- Written by: Pew Hispanic Center
The share that has been in the country at least 15 years has more than doubled since 2000, when about one-in-six or 16 percent unauthorized adult immigrants had lived here for that duration. By the same token, the share of unauthorized adult immigrants who have lived in the country for less than five years has fallen by half during this period—from 32 percent in 2000 to 15 percent in 2010.

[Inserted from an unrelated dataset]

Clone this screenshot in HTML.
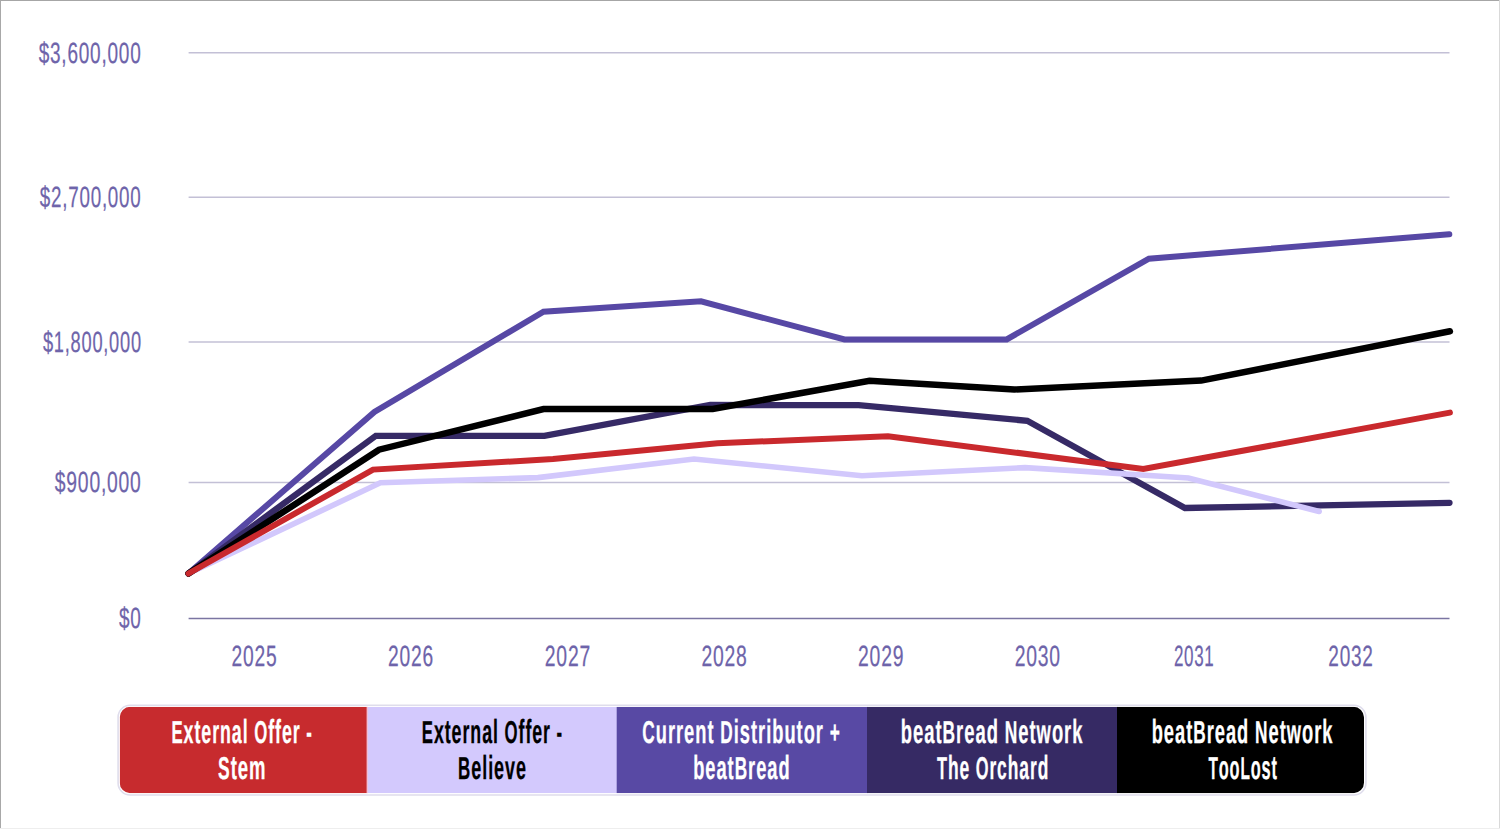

The decrease has occurred in part because of reduced flows into the U.S. among Mexicans, who constitute 58 percent —or 6.5 million—of the unauthorized immigrant population. About 150,000 unauthorized immigrants from Mexico came annually to the U.S. from March 2007 to March 2009, down 70 percent from the annual rates during the first half of the decade. As for outflow, the number of Mexican migrants who voluntarily return to Mexico has stayed somewhat steady but deportations that are on the rise. There were almost 390,000 removals or deportations in fiscal 2010, or more than twice as many as in 2000, according to the Department of Homeland Security. About 73 percent of deportees in 2010 originally came from Mexico.The Pew Hispanic analysis also finds that nearly half 46 percent of unauthorized adult immigrants today—about 4.7 million people—are parents of minor children. By contrast, just 38 percent of legal immigrant adults and 29 percent of U.S.-born adults are parents of minor children.
Much of this disparity results from the fact that unauthorized immigrants are younger than other groups of adults in the U.S. and more likely to be in their child-bearing and child-rearing years. The median age of unauthorized immigrant adults is 36.2 years old, which is about a decade younger than the median age of legal immigrant adults 46.1 and U.S. native adults 46.5.